◆ What the task requires ◆
Reproduce nothing but the lines from the start of the material through the line that includes "red = '#7d1315'", both ends included, and omit every picture.
▬▬▬
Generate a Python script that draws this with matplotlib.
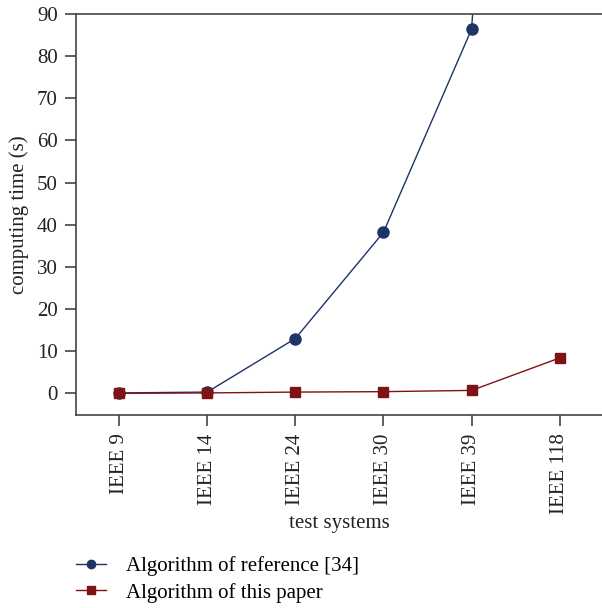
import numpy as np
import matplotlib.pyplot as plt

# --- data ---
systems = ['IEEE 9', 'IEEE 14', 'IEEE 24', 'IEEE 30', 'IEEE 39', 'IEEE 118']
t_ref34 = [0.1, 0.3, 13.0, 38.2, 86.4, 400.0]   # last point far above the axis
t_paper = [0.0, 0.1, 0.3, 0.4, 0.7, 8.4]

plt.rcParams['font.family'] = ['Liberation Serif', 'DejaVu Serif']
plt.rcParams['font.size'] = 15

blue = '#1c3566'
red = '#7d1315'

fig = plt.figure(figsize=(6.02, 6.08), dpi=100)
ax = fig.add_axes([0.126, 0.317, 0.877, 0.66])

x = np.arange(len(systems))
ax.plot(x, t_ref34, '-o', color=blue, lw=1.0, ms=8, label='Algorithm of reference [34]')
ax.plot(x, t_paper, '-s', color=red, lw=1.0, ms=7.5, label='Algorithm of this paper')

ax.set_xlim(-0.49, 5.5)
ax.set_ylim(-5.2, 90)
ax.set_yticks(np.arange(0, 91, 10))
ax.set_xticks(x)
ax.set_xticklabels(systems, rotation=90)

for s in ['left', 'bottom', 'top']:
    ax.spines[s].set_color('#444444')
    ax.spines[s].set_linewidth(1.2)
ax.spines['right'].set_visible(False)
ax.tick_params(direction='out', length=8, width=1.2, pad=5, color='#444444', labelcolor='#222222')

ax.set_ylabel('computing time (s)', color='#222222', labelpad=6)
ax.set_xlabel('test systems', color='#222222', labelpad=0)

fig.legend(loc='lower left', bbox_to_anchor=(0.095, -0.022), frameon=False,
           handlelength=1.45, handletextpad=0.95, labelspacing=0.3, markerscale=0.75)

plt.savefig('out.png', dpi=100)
▬▬▬
◆ Written response ◆
Generate a Python script that draws this with matplotlib.
import numpy as np
import matplotlib.pyplot as plt

# --- data ---
systems = ['IEEE 9', 'IEEE 14', 'IEEE 24', 'IEEE 30', 'IEEE 39', 'IEEE 118']
t_ref34 = [0.1, 0.3, 13.0, 38.2, 86.4, 400.0]   # last point far above the axis
t_paper = [0.0, 0.1, 0.3, 0.4, 0.7, 8.4]

plt.rcParams['font.family'] = ['Liberation Serif', 'DejaVu Serif']
plt.rcParams['font.size'] = 15

blue = '#1c3566'
red = '#7d1315'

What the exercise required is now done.